(Figure scripts)
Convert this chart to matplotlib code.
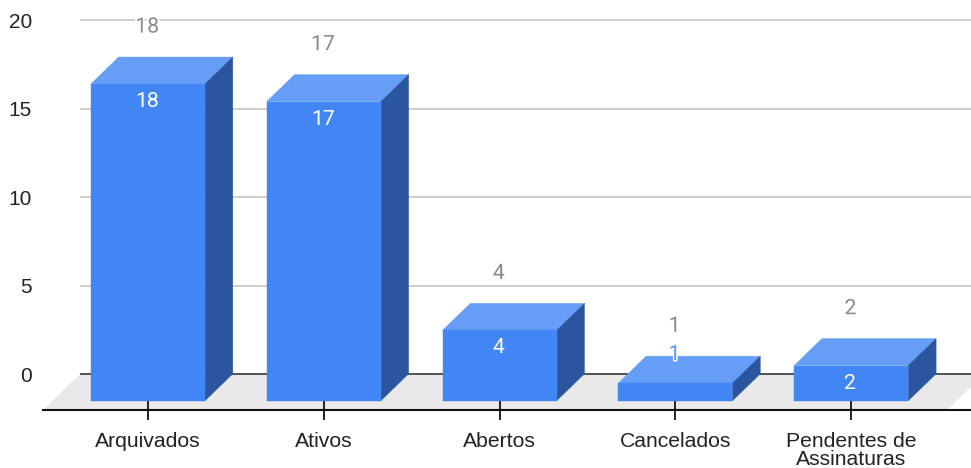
import numpy as np
import matplotlib
matplotlib.use("Agg")
import matplotlib.pyplot as plt
import matplotlib.patheffects as pe

categories = ["Arquivados", "Ativos", "Abertos", "Cancelados", "Pendentes de\nAssinaturas"]
values = [18, 17, 4, 1, 2]
axis_ticks = [0, 5, 10, 15, 20]

BLUE_FRONT = "#4285f4"
BLUE_TOP = "#669df6"
BLUE_SIDE = "#2a56a0"
GRID = "#cccccc"
FLOOR = "#e9e9e9"

BAR_W = 0.649
DEPTH_X = 0.158   # how far the back face is shifted, in category units
DEPTH_Y = 1.53    # same, in value units
GRID_SCALE = 1.005
FLOOR_Y = -0.528
GRID_BASE = 1.51
LABEL_SIZE = 15.3

fig = plt.figure(figsize=(9.71, 4.68), dpi=100)
ax = fig.add_axes([43 / 971, 58 / 468, 928 / 971, 410 / 468])
ax.set_xlim(-0.597, 4.681)
ax.set_ylim(FLOOR_Y, 22.77)
for side in ["top", "left", "right"]:
    ax.spines[side].set_visible(False)
ax.spines["bottom"].set_linewidth(1.5)
ax.spines["bottom"].set_color("#111111")

def back_y(v):
    return GRID_BASE + v * GRID_SCALE

# back wall lines and the floor
ax.hlines([back_y(v) for v in axis_ticks[1:]], -0.387, 4.681, color=GRID, lw=1.4, zorder=1)
ax.fill([-0.597, -0.387, 4.755, 4.545], [FLOOR_Y, GRID_BASE, GRID_BASE, FLOOR_Y],
        color=FLOOR, lw=0, zorder=1)
ax.hlines(back_y(0), -0.387, 4.681, color="#444444", lw=1.3, zorder=2)

x = np.arange(len(values))
ax.vlines(x, FLOOR_Y, 0, color="#111111", lw=1.3, zorder=2)

for xi, v in zip(x, values):
    l = xi - BAR_W / 2
    r = xi + BAR_W / 2
    ax.fill([l, r, r + DEPTH_X, l + DEPTH_X], [v, v, v + DEPTH_Y, v + DEPTH_Y],
            color=BLUE_TOP, lw=0.3, zorder=3)
    ax.fill([r, r + DEPTH_X, r + DEPTH_X, r], [0, DEPTH_Y, v + DEPTH_Y, v],
            color=BLUE_SIDE, lw=0.3, zorder=3)
    ax.fill([l, r, r, l], [0, 0, v, v], color=BLUE_FRONT, lw=0.3, zorder=3)

    # grey value above the bar, with a white halo over the grid lines
    ax.text(xi - 0.005, v + DEPTH_Y + 1.7, str(v), ha="center", va="center", fontsize=LABEL_SIZE,
            family="Roboto", color="#8a8a8a", zorder=4,
            path_effects=[pe.withStroke(linewidth=3, foreground="white")])

    # short bars have no room inside, so the label goes up over the top face
    if v > 1:
        ax.text(xi - 0.005, v - 1.0, str(v), ha="center", va="center", fontsize=LABEL_SIZE,
                family="Roboto", color="white", zorder=4)
    else:
        ax.text(xi - 0.005, v + 1.62, str(v), ha="center", va="center", fontsize=LABEL_SIZE,
                family="Roboto", color="#5f97f5", zorder=4,
                path_effects=[pe.withStroke(linewidth=2, foreground="white")])

ax.set_xticks(x)
ax.set_xticklabels(categories, family="Liberation Sans", fontsize=15.2,
                   color="#222222", linespacing=0.97)
ax.tick_params(axis="x", length=7.2, width=1.3, color="#111111", pad=8.5)

ax.set_yticks([back_y(v) for v in axis_ticks])
ax.set_yticklabels([str(v) for v in axis_ticks], family="Liberation Sans",
                   fontsize=15, color="#222222", va="center_baseline")
ax.tick_params(axis="y", length=0, pad=8)

fig.savefig("out.png", dpi=100)
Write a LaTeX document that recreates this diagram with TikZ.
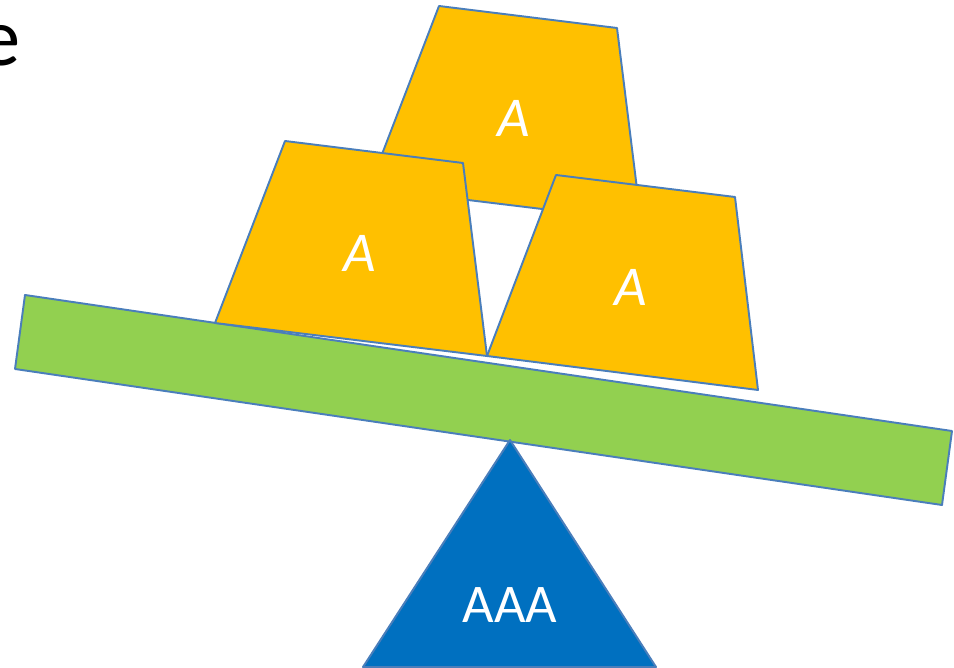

#### YOUR OBJECTIVE:
Quote all of the entries word for word, omitting any pictures.

#### PROBLEM SOLUTION:
Convert this chart to matplotlib code.
import numpy as np
import matplotlib
matplotlib.use("Agg")
import matplotlib.pyplot as plt
import matplotlib.patheffects as pe

categories = ["Arquivados", "Ativos", "Abertos", "Cancelados", "Pendentes de\nAssinaturas"]
values = [18, 17, 4, 1, 2]
axis_ticks = [0, 5, 10, 15, 20]

BLUE_FRONT = "#4285f4"
BLUE_TOP = "#669df6"
BLUE_SIDE = "#2a56a0"
GRID = "#cccccc"
FLOOR = "#e9e9e9"

BAR_W = 0.649
DEPTH_X = 0.158   # how far the back face is shifted, in category units
DEPTH_Y = 1.53    # same, in value units
GRID_SCALE = 1.005
FLOOR_Y = -0.528
GRID_BASE = 1.51
LABEL_SIZE = 15.3

fig = plt.figure(figsize=(9.71, 4.68), dpi=100)
ax = fig.add_axes([43 / 971, 58 / 468, 928 / 971, 410 / 468])
ax.set_xlim(-0.597, 4.681)
ax.set_ylim(FLOOR_Y, 22.77)
for side in ["top", "left", "right"]:
    ax.spines[side].set_visible(False)
ax.spines["bottom"].set_linewidth(1.5)
ax.spines["bottom"].set_color("#111111")

def back_y(v):
    return GRID_BASE + v * GRID_SCALE

# back wall lines and the floor
ax.hlines([back_y(v) for v in axis_ticks[1:]], -0.387, 4.681, color=GRID, lw=1.4, zorder=1)
ax.fill([-0.597, -0.387, 4.755, 4.545], [FLOOR_Y, GRID_BASE, GRID_BASE, FLOOR_Y],
        color=FLOOR, lw=0, zorder=1)
ax.hlines(back_y(0), -0.387, 4.681, color="#444444", lw=1.3, zorder=2)

x = np.arange(len(values))
ax.vlines(x, FLOOR_Y, 0, color="#111111", lw=1.3, zorder=2)

for xi, v in zip(x, values):
    l = xi - BAR_W / 2
    r = xi + BAR_W / 2
    ax.fill([l, r, r + DEPTH_X, l + DEPTH_X], [v, v, v + DEPTH_Y, v + DEPTH_Y],
            color=BLUE_TOP, lw=0.3, zorder=3)
    ax.fill([r, r + DEPTH_X, r + DEPTH_X, r], [0, DEPTH_Y, v + DEPTH_Y, v],
            color=BLUE_SIDE, lw=0.3, zorder=3)
    ax.fill([l, r, r, l], [0, 0, v, v], color=BLUE_FRONT, lw=0.3, zorder=3)

    # grey value above the bar, with a white halo over the grid lines
    ax.text(xi - 0.005, v + DEPTH_Y + 1.7, str(v), ha="center", va="center", fontsize=LABEL_SIZE,
            family="Roboto", color="#8a8a8a", zorder=4,
            path_effects=[pe.withStroke(linewidth=3, foreground="white")])

    # short bars have no room inside, so the label goes up over the top face
    if v > 1:
        ax.text(xi - 0.005, v - 1.0, str(v), ha="center", va="center", fontsize=LABEL_SIZE,
                family="Roboto", color="white", zorder=4)
    else:
        ax.text(xi - 0.005, v + 1.62, str(v), ha="center", va="center", fontsize=LABEL_SIZE,
                family="Roboto", color="#5f97f5", zorder=4,
                path_effects=[pe.withStroke(linewidth=2, foreground="white")])

ax.set_xticks(x)
ax.set_xticklabels(categories, family="Liberation Sans", fontsize=15.2,
                   color="#222222", linespacing=0.97)
ax.tick_params(axis="x", length=7.2, width=1.3, color="#111111", pad=8.5)

ax.set_yticks([back_y(v) for v in axis_ticks])
ax.set_yticklabels([str(v) for v in axis_ticks], family="Liberation Sans",
                   fontsize=15, color="#222222", va="center_baseline")
ax.tick_params(axis="y", length=0, pad=8)

fig.savefig("out.png", dpi=100)
Write a LaTeX document that recreates this diagram with TikZ.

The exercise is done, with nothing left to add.